Creme Anglaise Ice Cream

Total Time:
1 hr 15 min
Prep:
10 min
Inactive:
1 hr
Cook:
5 min

Yield:
2 cups
Level:
Intermediate

Ingredients
  • 4 egg yolks
  • 1/2 cup sugar
  • 1 teaspoon cornstarch
  • 1 3/4 cups scalded milk
  • 1 teaspoon pure vanilla extract
  • 1 1/2 teaspoons Cognac
  • Seeds of 1/2 vanilla bean, optional
Directions

Beat the egg yolks and sugar in the bowl of an electric mixer fitted with the paddle attachment on medium-high speed for 3 minutes, or until very thick. Reduce to low speed, and add the cornstarch.

With the mixer still on low, slowly pour the hot milk into the eggs.
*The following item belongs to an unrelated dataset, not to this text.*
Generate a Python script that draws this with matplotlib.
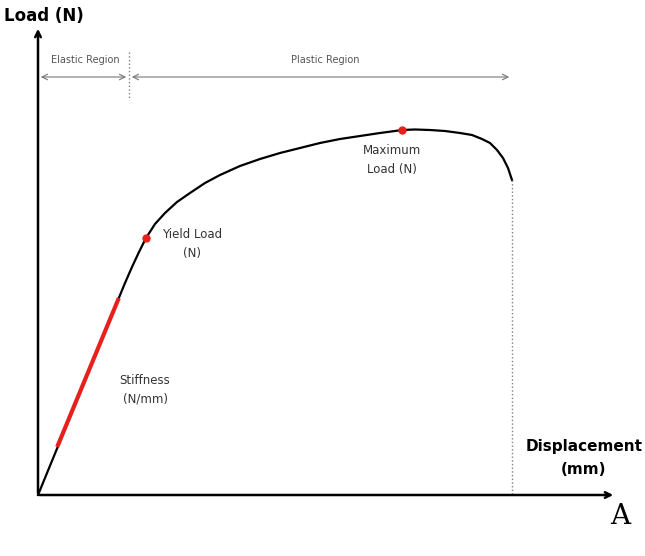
import matplotlib
matplotlib.use("Agg")
import matplotlib.pyplot as plt

# schematic curve points (pixel-like coordinates, y downward)
curve_x = [38,118,125,132,139,146,155,165,177,190,205,220,240,260,280,300,320,340,360,380,395,402,415,430,445,460,472,482,490,497,503,508,512]
curve_y = [495,300,283,267,252,238,224,213,202,193,183,175,166,159,153,148,143,139,136,133,131,130,129.5,130,131,133,135,139,143,150,158,168,180]
stiff_x = [58,118]
stiff_y = [445,300]
yield_pt = (146,238)
max_pt = (402,130)

fig = plt.figure(figsize=(6.45,5.56), dpi=100)
ax = fig.add_axes([0,0,1,1])
ax.set_xlim(0,645); ax.set_ylim(556,0); ax.axis('off')

ax.annotate('', xy=(616,495), xytext=(37,495), arrowprops=dict(arrowstyle='->', lw=1.8, color='black'))
ax.annotate('', xy=(38,26), xytext=(38,496), arrowprops=dict(arrowstyle='->', lw=1.8, color='black'))
ax.plot(curve_x, curve_y, color='black', lw=1.6, solid_joinstyle='round')
ax.plot(stiff_x, stiff_y, color='#e8201c', lw=3)
ax.plot(*yield_pt, 'o', color='#e8201c', ms=5)
ax.plot(*max_pt, 'o', color='#e8201c', ms=5)
ax.plot([512,512],[180,495], ls=':', color='gray', lw=1)
ax.plot([129,129],[52,100], ls=':', color='gray', lw=1)
g = '#777777'
ax.annotate('', xy=(38,77), xytext=(129,77), arrowprops=dict(arrowstyle='<->', lw=0.8, color=g))
ax.annotate('', xy=(129,77), xytext=(512,77), arrowprops=dict(arrowstyle='<->', lw=0.8, color=g))
ax.text(85,60,'Elastic Region', fontsize=7, color='#555555', ha='center', va='center')
ax.text(325,60,'Plastic Region', fontsize=7, color='#555555', ha='center', va='center')
ax.text(392,160,'Maximum\nLoad (N)', fontsize=8.5, color='#333333', ha='center', va='center', linespacing=1.5)
ax.text(192,244,'Yield Load\n(N)', fontsize=8.5, color='#333333', ha='center', va='center', linespacing=1.5)
ax.text(145,390,'Stiffness\n(N/mm)', fontsize=8.5, color='#333333', ha='center', va='center', linespacing=1.5)
ax.text(4,16,'Load (N)', fontsize=12, fontweight='bold', ha='left', va='center')
ax.text(584,458,'Displacement\n(mm)', fontsize=11, fontweight='bold', ha='center', va='center', linespacing=1.6)
ax.text(620,517,'A', fontsize=20, family='DejaVu Serif', ha='center', va='center')
fig.savefig('out.png', dpi=100)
Pour the custard mixture into a saucepan and cook over low heat, stirring constantly with a wooden spoon, until thickened. The custard will coat the spoon like heavy cream. Don't cook it above 180 degrees or the eggs will scramble!

Pour the sauce through a fine strainer, add the vanilla extract, Cognac, and vanilla seeds, if using. Freeze the mixture in an ice cream freezer according to the manufacturer's directions. Transfer to a plastic container and store in the freezer until ready to serve.